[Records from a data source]
——————————

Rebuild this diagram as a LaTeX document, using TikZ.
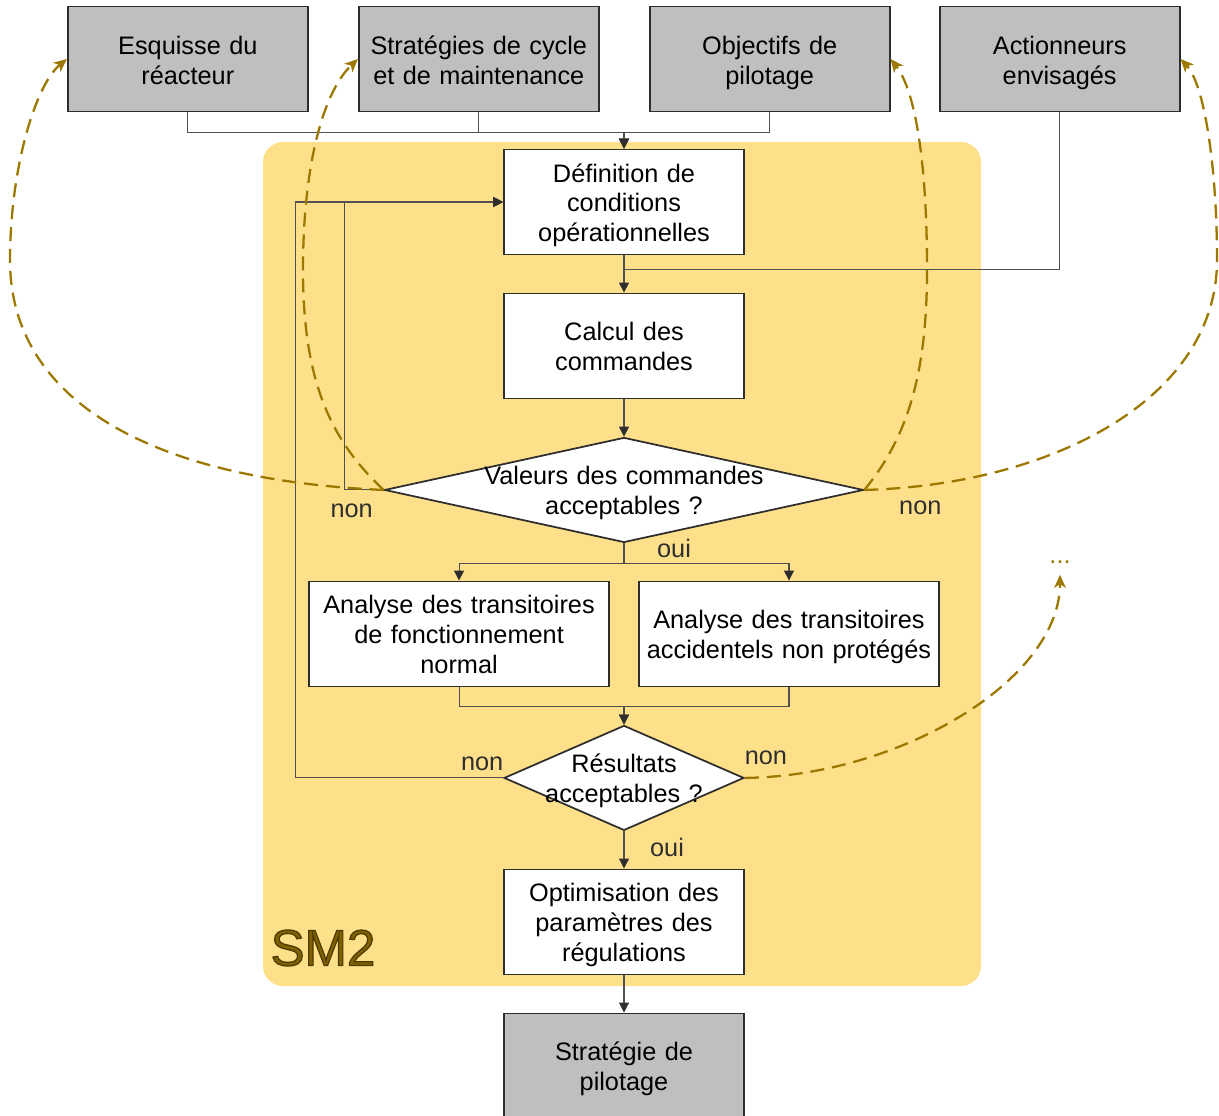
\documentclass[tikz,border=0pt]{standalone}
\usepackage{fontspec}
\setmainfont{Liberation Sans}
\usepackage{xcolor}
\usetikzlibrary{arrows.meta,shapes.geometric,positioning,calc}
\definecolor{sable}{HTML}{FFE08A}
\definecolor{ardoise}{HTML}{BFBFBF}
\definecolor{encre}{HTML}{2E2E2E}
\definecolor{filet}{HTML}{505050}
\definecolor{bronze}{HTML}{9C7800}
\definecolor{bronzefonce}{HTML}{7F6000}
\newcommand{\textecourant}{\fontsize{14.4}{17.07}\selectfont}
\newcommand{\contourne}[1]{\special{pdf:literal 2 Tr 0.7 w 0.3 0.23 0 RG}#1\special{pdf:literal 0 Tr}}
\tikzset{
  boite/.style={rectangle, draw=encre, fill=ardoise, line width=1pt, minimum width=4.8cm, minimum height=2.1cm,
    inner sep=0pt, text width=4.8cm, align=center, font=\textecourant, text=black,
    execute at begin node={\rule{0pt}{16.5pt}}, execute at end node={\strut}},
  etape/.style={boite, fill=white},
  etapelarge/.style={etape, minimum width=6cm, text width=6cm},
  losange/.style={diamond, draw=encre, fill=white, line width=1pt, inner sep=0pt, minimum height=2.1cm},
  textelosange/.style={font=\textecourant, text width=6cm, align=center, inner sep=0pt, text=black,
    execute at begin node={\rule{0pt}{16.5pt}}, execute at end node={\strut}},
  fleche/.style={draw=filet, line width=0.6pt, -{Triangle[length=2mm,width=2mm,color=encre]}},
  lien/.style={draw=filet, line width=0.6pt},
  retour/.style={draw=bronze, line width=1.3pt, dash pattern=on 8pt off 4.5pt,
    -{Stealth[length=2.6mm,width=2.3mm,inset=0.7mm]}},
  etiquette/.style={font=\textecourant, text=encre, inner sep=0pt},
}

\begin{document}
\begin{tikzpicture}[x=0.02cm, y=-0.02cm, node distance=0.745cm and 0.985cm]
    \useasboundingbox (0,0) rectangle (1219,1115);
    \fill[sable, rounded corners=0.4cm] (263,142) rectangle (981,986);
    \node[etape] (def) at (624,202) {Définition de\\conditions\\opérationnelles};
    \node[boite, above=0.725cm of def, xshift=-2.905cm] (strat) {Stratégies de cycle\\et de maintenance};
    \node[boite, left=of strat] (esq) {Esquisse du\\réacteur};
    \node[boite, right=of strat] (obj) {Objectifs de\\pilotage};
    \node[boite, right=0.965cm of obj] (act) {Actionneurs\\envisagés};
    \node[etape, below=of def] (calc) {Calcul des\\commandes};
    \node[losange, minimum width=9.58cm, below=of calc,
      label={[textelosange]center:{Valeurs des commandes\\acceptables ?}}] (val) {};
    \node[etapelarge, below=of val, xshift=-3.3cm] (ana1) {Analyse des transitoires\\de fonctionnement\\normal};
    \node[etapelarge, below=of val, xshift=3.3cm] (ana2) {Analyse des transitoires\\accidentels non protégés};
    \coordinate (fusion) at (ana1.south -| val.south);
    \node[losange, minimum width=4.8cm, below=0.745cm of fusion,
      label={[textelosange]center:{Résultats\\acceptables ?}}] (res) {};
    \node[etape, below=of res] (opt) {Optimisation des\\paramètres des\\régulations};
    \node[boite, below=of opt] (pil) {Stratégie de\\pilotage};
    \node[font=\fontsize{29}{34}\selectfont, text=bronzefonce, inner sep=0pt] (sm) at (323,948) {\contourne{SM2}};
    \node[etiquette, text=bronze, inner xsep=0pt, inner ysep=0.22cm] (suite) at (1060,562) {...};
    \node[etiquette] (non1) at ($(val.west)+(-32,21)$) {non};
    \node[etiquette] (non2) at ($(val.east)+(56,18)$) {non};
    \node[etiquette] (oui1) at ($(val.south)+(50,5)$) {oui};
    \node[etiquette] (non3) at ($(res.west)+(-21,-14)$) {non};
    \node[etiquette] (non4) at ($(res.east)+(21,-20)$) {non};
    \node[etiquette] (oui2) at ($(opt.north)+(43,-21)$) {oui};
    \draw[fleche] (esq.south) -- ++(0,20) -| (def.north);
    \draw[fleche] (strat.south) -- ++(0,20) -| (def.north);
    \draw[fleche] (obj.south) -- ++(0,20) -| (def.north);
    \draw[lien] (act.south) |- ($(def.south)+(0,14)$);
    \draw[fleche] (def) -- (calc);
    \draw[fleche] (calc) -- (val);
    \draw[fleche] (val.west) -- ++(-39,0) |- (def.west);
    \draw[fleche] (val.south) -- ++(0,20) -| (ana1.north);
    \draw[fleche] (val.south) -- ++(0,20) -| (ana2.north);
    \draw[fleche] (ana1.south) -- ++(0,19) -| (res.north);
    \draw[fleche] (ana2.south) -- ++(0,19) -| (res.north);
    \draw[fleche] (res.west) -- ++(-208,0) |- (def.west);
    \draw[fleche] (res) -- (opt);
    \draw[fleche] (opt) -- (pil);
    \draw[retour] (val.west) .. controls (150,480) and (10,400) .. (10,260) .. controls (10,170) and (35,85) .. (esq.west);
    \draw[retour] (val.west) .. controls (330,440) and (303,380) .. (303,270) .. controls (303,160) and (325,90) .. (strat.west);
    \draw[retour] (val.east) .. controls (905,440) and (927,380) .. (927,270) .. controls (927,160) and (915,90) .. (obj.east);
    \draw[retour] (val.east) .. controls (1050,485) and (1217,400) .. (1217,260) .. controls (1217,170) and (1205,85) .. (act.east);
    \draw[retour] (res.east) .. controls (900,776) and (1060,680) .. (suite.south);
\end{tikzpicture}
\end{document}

——————————

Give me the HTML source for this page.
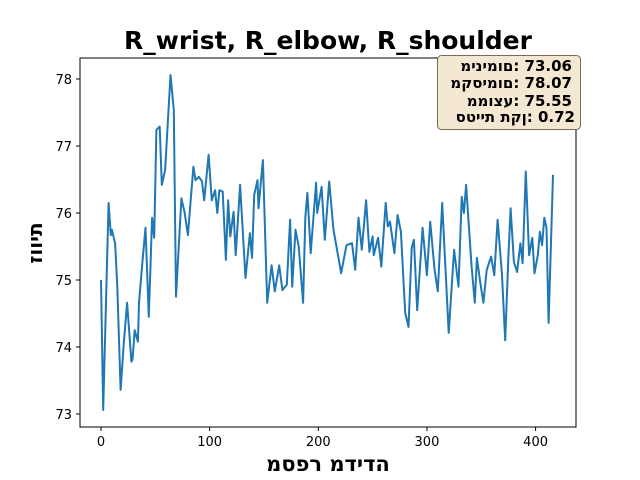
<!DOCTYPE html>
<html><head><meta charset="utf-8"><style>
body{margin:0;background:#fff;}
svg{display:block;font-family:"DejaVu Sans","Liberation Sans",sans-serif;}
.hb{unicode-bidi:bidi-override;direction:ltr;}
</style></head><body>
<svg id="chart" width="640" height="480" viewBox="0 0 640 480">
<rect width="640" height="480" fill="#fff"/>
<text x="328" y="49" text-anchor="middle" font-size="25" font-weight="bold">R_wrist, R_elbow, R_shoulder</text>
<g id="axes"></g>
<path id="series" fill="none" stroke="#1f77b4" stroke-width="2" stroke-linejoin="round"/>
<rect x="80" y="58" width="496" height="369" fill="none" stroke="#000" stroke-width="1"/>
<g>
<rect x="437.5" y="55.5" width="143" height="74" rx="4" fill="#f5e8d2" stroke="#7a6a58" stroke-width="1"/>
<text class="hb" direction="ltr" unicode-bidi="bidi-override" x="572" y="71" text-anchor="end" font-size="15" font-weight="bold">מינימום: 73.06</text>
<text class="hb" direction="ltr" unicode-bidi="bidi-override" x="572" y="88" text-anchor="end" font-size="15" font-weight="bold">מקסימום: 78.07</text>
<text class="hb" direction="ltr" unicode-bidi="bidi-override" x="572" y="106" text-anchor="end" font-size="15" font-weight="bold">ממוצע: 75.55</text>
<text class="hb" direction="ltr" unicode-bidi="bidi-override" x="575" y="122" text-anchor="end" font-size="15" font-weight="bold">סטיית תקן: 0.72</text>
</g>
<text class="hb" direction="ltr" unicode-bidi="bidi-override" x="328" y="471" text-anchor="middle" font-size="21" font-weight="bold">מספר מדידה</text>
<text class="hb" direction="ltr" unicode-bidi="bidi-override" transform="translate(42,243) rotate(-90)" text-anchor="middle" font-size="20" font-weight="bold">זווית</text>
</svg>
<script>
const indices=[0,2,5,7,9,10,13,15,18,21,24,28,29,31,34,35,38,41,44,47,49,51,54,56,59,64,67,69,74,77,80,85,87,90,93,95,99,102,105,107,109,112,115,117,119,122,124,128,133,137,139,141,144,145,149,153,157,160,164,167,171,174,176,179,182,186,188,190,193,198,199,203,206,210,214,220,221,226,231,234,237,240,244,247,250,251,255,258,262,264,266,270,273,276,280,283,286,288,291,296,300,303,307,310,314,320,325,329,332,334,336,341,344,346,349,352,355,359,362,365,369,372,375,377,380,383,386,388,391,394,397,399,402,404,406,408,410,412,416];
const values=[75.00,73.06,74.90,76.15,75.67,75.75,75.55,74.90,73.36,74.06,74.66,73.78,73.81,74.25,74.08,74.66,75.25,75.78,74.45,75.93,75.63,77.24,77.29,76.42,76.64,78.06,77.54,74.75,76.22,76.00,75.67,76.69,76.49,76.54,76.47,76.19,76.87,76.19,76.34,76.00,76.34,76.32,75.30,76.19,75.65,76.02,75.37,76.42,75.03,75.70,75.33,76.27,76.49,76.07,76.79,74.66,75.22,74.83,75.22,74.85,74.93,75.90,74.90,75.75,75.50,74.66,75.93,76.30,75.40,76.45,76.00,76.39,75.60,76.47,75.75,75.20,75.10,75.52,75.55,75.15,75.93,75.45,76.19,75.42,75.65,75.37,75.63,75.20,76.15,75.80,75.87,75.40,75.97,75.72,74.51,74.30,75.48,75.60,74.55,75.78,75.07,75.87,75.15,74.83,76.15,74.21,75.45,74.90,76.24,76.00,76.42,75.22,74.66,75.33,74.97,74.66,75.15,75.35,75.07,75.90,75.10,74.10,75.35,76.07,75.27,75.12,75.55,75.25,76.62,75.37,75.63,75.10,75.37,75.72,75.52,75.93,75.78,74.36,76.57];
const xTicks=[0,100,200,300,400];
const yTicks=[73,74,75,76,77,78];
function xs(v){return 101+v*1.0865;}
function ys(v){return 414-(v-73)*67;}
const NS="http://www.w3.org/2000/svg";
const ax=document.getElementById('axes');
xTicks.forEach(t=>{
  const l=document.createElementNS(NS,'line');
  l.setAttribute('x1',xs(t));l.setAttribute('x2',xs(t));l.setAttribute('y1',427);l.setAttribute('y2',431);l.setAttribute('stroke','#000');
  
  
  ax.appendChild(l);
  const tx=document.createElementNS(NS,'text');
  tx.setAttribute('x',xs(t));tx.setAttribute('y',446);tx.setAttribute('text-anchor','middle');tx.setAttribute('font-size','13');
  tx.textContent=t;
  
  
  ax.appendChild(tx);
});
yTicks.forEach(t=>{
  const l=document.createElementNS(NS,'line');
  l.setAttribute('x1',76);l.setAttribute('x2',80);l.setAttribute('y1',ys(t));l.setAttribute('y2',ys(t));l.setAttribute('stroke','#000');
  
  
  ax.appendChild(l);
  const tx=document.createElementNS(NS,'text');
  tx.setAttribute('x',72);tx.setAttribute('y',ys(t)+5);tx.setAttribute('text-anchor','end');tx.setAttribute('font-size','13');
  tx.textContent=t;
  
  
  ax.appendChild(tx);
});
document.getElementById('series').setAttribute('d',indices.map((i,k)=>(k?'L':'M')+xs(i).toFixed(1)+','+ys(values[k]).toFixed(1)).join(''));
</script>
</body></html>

——————————

Task details -> Search the data for "this" and list every line in which it occurs.

Exercise response ->
Rebuild this diagram as a LaTeX document, using TikZ.
Give me the HTML source for this page.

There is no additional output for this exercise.